Why the pattern flips
It comes down to what the smart money owns and why each market fell.
Hedge-fund books, in aggregate, are concentrated in the same crowded, long- duration, mega-cap growth names — the trade that worked for a decade. In a fast liquidity crash like March 2020, everything falls together and quality names bounce first, so a high-quality book gives a small cushion. But a slow, fundamental repricing like 2022 — rates up, long-duration growth re-rated — hits that exact book at the epicenter. The clones didn't fail to predict 2022; they were the thing 2022 was about.
That's the uncomfortable part.
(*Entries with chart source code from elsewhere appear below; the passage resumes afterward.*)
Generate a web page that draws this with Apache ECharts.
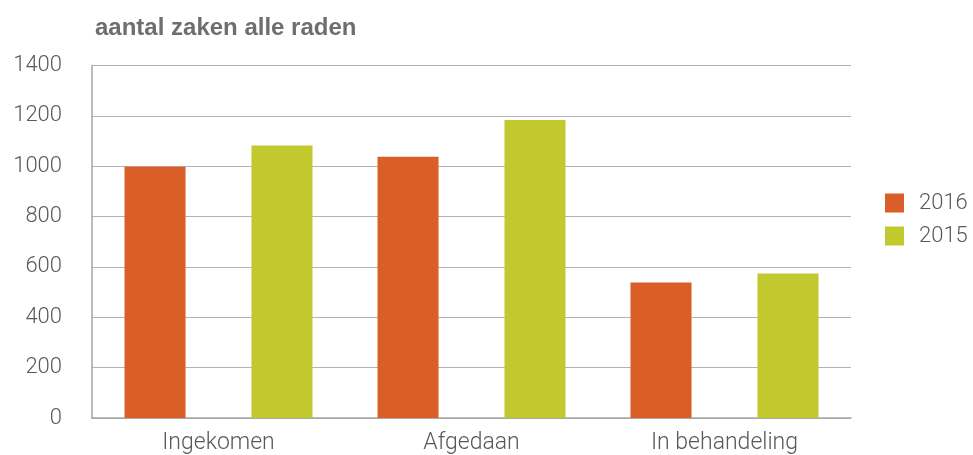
<!DOCTYPE html>
<html><head><meta charset="utf-8">
<script src="https://cdn.jsdelivr.net/npm/echarts@6/dist/echarts.min.js"></script>
<style>html,body{margin:0;padding:0;background:#fff}#c{width:973px;height:455px}</style>
</head><body><div id="c"></div>
<script>
const titleText = 'aantal zaken alle raden';
const categories = ['Ingekomen', 'Afgedaan', 'In behandeling'];
const seriesNames = ['2016', '2015'];
const values2016 = [998, 1038, 538];
const values2015 = [1082, 1184, 574];
const yTicks = { min: 0, max: 1400, interval: 200 };

const labelFont = { fontFamily: 'Roboto', fontWeight: 300, fontSize: 22, color: '#58595b' };
const chart = echarts.init(document.getElementById('c'), null, { renderer: 'canvas' });
chart.setOption({
  animation: false,
  title: {
    text: titleText, left: 90, top: 11,
    textStyle: { fontFamily: 'Liberation Sans, Arial', fontWeight: 'bold', fontSize: 24, color: '#6d6e70' }
  },
  legend: {
    orient: 'vertical', left: 880, top: 187,
    itemWidth: 19, itemHeight: 19, itemGap: 11,
    icon: 'rect',
    textStyle: Object.assign({}, labelFont, { padding: [0, 0, 0, 10] }),
    data: seriesNames
  },
  grid: { left: 92, right: 122, top: 65.5, bottom: 36.7, containLabel: false },
  xAxis: {
    type: 'category', data: categories,
    axisLine: { lineStyle: { color: '#a6a6a6', width: 1.5 } },
    axisTick: { show: false },
    axisLabel: Object.assign({}, labelFont, { fontSize: 23, margin: 14 })
  },
  yAxis: {
    type: 'value', min: yTicks.min, max: yTicks.max, interval: yTicks.interval,
    axisLine: { show: true, lineStyle: { color: '#a6a6a6', width: 1.5 } },
    axisTick: { show: false },
    splitLine: { lineStyle: { color: '#b3b3b3', width: 1.2 } },
    axisLabel: Object.assign({}, labelFont, { margin: 30, padding: [0, 0, 6, 0], formatter: v => String(v) })
  },
  series: [
    { name: seriesNames[0], type: 'bar', data: values2016, itemStyle: { color: '#da5e28' }, barGap: '108%', barCategoryGap: '25.7%' },
    { name: seriesNames[1], type: 'bar', data: values2015, itemStyle: { color: '#c2c92e' }, barGap: '108%', barCategoryGap: '25.7%' }
  ]
});
</script></body></html>
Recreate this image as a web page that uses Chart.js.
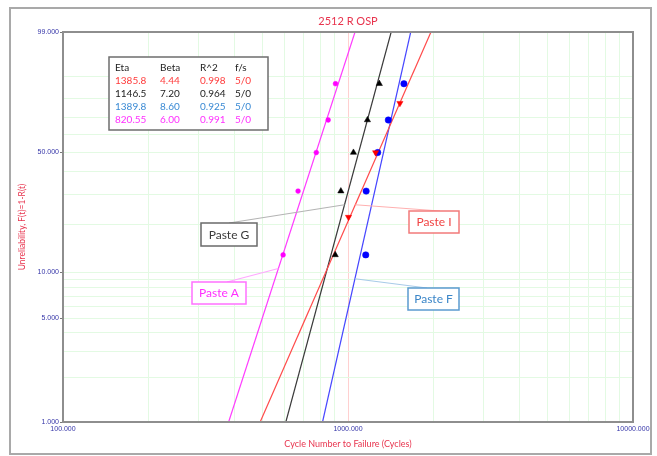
<!DOCTYPE html>
<html>
<head>
<meta charset="utf-8">
<title>2512 R OSP</title>
<script src="https://cdn.jsdelivr.net/npm/chart.js@4/dist/chart.umd.min.js"></script>
<style>
  html, body { margin: 0; padding: 0; background: #ffffff; }
  canvas { display: block; }
</style>
</head>
<body>
<canvas id="weibull" width="657" height="456"></canvas>
<script>
// Weibull fit parameters, one entry per paste
const pasteNames = ['Paste I', 'Paste G', 'Paste F', 'Paste A'];
const etas = [1385.8, 1146.5, 1389.8, 820.55];
const betas = [4.44, 7.20, 8.60, 6.00];
const rSquared = [0.998, 0.964, 0.925, 0.991];
const failSusp = ['5/0', '5/0', '5/0', '5/0'];

// Failure data (cycles) and plotting positions (% unreliability)
const pasteICycles = [1004, 1250, 1521];
const pasteIRanks = [22.22, 50.0, 77.78];
const pasteGCycles = [902, 944, 1045, 1170, 1288];
const pasteFCycles = [1154, 1158, 1271, 1385, 1571];
const pasteACycles = [592, 668, 774, 852, 904];
const medianRanks = [12.96, 31.48, 50.0, 68.52, 87.04];

// Axis ticks
const xGridCycles = [100, 200, 300, 400, 500, 600, 700, 800, 900,
                     1000, 2000, 3000, 4000, 5000, 6000, 7000, 8000, 9000, 10000];
const xLabelCycles = [100, 1000, 10000];
const yGridPercents = [1, 2, 3, 4, 5, 6, 7, 8, 9, 10, 20, 30, 40, 50, 60, 70, 80, 90, 99];
const yLabelPercents = [1, 5, 10, 50, 99];

// Weibull probability-paper transform: ln(-ln(1-F))
const wb = p => Math.log(-Math.log(1 - p / 100));
// Time at which the fitted Weibull reaches unreliability p (%)
const fitTime = (i, p) => etas[i] * Math.exp(wb(p) / betas[i]);

const lineColors  = ['#ff4a4a', '#3a3a3a', '#4646ff', '#ff3cff'];
const pointColors = ['#ff0000', '#000000', '#0000ff', '#ff00ff'];
const textColors  = ['#ff3b3b', '#222222', '#3a8ad4', '#ff30ff'];
const RED_TEXT = '#e8344e';

const pointSets = [
  { cycles: pasteICycles, ranks: pasteIRanks, style: 'triangle', rotation: 180, radius: 3.6 },
  { cycles: pasteGCycles, ranks: medianRanks, style: 'triangle', rotation: 0, radius: 3.6 },
  { cycles: pasteFCycles, ranks: medianRanks, style: 'circle', rotation: 0, radius: 3.2 },
  { cycles: pasteACycles, ranks: medianRanks, style: 'circle', rotation: 0, radius: 2.4 }
];

const datasets = [];
pointSets.forEach((s, i) => {
  datasets.push({
    label: pasteNames[i] + ' data',
    data: s.cycles.map((c, k) => ({ x: c, y: wb(s.ranks[k]) })),
    showLine: false,
    pointStyle: s.style,
    rotation: s.rotation,
    pointRadius: s.radius,
    pointBackgroundColor: pointColors[i],
    pointBorderColor: pointColors[i],
    pointBorderWidth: 0.5,
    order: 0
  });
});
pasteNames.forEach((name, i) => {
  datasets.push({
    label: name + ' fit',
    data: [1, 99].map(p => ({ x: fitTime(i, p), y: wb(p) })),
    showLine: true,
    borderColor: lineColors[i],
    borderWidth: 1.2,
    pointRadius: 0,
    order: 1
  });
});

// Callout labels (box geometry in canvas px, pct = point on the fitted line)
const callouts = [
  { series: 1, pct: 26.3, box: [201, 223, 56, 23], anchor: [229, 223], border: '#6a6a6a', text: '#3a3a3a', leader: '#b4b4b4' },
  { series: 3, pct: 10.6, box: [192, 282, 54, 22], anchor: [227, 282], border: '#ff70ff', text: '#ff30ff', leader: '#ffa8ff' },
  { series: 0, pct: 26.3, box: [409, 211, 50, 22], anchor: [440, 211], border: '#f27a7a', text: '#f04444', leader: '#ffb0b0' },
  { series: 2, pct: 9.1,  box: [408, 288, 51, 22], anchor: [427, 288], border: '#5b9bd0', text: '#3b86c8', leader: '#a8cbe8' }
];

const decorPlugin = {
  id: 'decor',
  afterDraw(chart) {
    const { ctx, chartArea: ca, scales } = chart;
    ctx.save();

    // outer frame
    ctx.strokeStyle = '#a9a9a9';
    ctx.lineWidth = 2;
    ctx.strokeRect(10, 8, 641, 446);

    // plot border
    ctx.strokeStyle = '#8e8e8e';
    ctx.lineWidth = 2;
    ctx.strokeRect(ca.left, ca.top, ca.right - ca.left, ca.bottom - ca.top);

    // titles
    ctx.fillStyle = RED_TEXT;
    ctx.textAlign = 'center';
    ctx.textBaseline = 'middle';
    ctx.font = '11px Lato';
    ctx.fillText('2512 R OSP', (ca.left + ca.right) / 2, 21);
    ctx.font = '9px Lato';
    ctx.fillText('Cycle Number to Failure (Cycles)', (ca.left + ca.right) / 2, 444);
    ctx.save();
    ctx.translate(22, (ca.top + ca.bottom) / 2);
    ctx.rotate(-Math.PI / 2);
    ctx.font = '8.5px Lato';
    ctx.fillText('Unreliability, F(t)=1-R(t)', 0, 0);
    ctx.restore();

    // parameter table
    const tx = ca.left + 46, ty = ca.top + 25;
    ctx.fillStyle = '#ffffff';
    ctx.fillRect(tx, ty, 159, 73);
    ctx.strokeStyle = '#6e6e6e';
    ctx.lineWidth = 1.5;
    ctx.strokeRect(tx, ty, 159, 73);
    const cols = [tx + 6, tx + 51, tx + 91, tx + 126];
    ctx.textAlign = 'left';
    ctx.textBaseline = 'middle';
    ctx.font = '10px Lato';
    ctx.fillStyle = '#222222';
    ['Eta', 'Beta', 'R^2', 'f/s'].forEach((h, c) => ctx.fillText(h, cols[c], ty + 10.5));
    pasteNames.forEach((n, i) => {
      const y = ty + 23.5 + i * 13;
      ctx.fillStyle = textColors[i];
      ctx.fillText(String(etas[i]), cols[0], y);
      ctx.fillText(betas[i].toFixed(2), cols[1], y);
      ctx.fillText(rSquared[i].toFixed(3), cols[2], y);
      ctx.fillText(failSusp[i], cols[3], y);
    });

    // callouts with leader lines to the fitted lines
    callouts.forEach(c => {
      const px = scales.x.getPixelForValue(fitTime(c.series, c.pct));
      const py = scales.y.getPixelForValue(wb(c.pct));
      ctx.strokeStyle = c.leader;
      ctx.lineWidth = 1.2;
      ctx.beginPath();
      ctx.moveTo(c.anchor[0], c.anchor[1]);
      ctx.lineTo(px, py);
      ctx.stroke();
      const [bx, by, bw, bh] = c.box;
      ctx.fillStyle = '#ffffff';
      ctx.fillRect(bx, by, bw, bh);
      ctx.strokeStyle = c.border;
      ctx.lineWidth = 1.5;
      ctx.strokeRect(bx, by, bw, bh);
      ctx.fillStyle = c.text;
      ctx.font = '12px Lato';
      ctx.textAlign = 'center';
      ctx.textBaseline = 'middle';
      ctx.fillText(pasteNames[c.series], bx + bw / 2, by + bh / 2 + 0.5);
    });

    ctx.restore();
  }
};

new Chart(document.getElementById('weibull'), {
  type: 'scatter',
  data: { datasets },
  plugins: [decorPlugin],
  options: {
    responsive: false,
    animation: false,
    devicePixelRatio: 1,
    layout: { padding: { left: 0, top: 32, right: 24, bottom: 0 } },
    plugins: { legend: { display: false }, tooltip: { enabled: false }, title: { display: false } },
    scales: {
      x: {
        type: 'logarithmic',
        min: 100,
        max: 10000,
        afterBuildTicks: s => { s.ticks = xGridCycles.map(v => ({ value: v })); },
        afterFit: s => { s.height = 34; },
        border: { display: false },
        grid: {
          color: c => (c.tick && c.tick.value === 1000) ? '#ffd0d0' : '#e3fae3',
          lineWidth: 1,
          drawTicks: false
        },
        ticks: {
          autoSkip: false,
          maxRotation: 0,
          padding: 3,
          color: '#3535a8',
          font: { family: 'Liberation Sans', size: 7 },
          callback: v => xLabelCycles.includes(v) ? v.toFixed(3) : ''
        }
      },
      y: {
        type: 'linear',
        min: wb(1),
        max: wb(99),
        afterBuildTicks: s => { s.ticks = yGridPercents.map(p => ({ value: wb(p) })); },
        afterFit: s => { s.width = 63; },
        border: { display: false },
        grid: {
          color: '#e3fae3',
          lineWidth: 1,
          drawTicks: true,
          tickLength: 3,
          tickColor: c => yLabelPercents.includes(yGridPercents[c.index]) ? '#777777' : 'rgba(0,0,0,0)'
        },
        ticks: {
          autoSkip: false,
          padding: 1,
          color: '#3535a8',
          font: { family: 'Liberation Sans', size: 7 },
          callback: (v, i) => yLabelPercents.includes(yGridPercents[i]) ? yGridPercents[i].toFixed(3) : ''
        }
      }
    }
  }
});
</script>
</body>
</html>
The smart-money book isn't a defensive hedge that happens to also go up. It's leveraged exposure to one factor — crowded growth — that pays beautifully in the good years and breaks hardest precisely when the market turns on fundamentals.
What this means if you clone
It reframes the whole exercise. We've already shown that cloning barely beats the market year to year and that the crowded consensus names don't outperform. This is the risk side of the same coin: you're not getting the capital protection the "smart money" label implies. In the drawdown that most tests a strategy — a fundamental bear, not a flash crash — cloning the pros left you worse off than an index fund and a nap.
If you follow these books, follow them with your eyes open: you're taking concentrated factor risk, not buying a parachute. Size the position for a drawdown deeper than the market's, because in the crash that counts, that's what history delivered.
Methodology: for each fund we track with continuous daily history through a crash window, we clone its disclosed 13F book (top holdings, rebalanced at filing dates, no lookahead) and compute the worst peak-to-trough decline of the clone and of the S&P 500 within that window. "Downside capture" is the clone's drawdown divided by the S&P's. Windows: 2020-02-19 to 2020-03-23 (54 funds), 2022-01-03 to 2022-10-12 (57 funds), 2018-09-20 to 2018-12-24 (45 funds). The clone models a fund's public book, not its actual reported returns, and ignores any hedges or shorts a fund may hold outside its 13F. Not investment advice.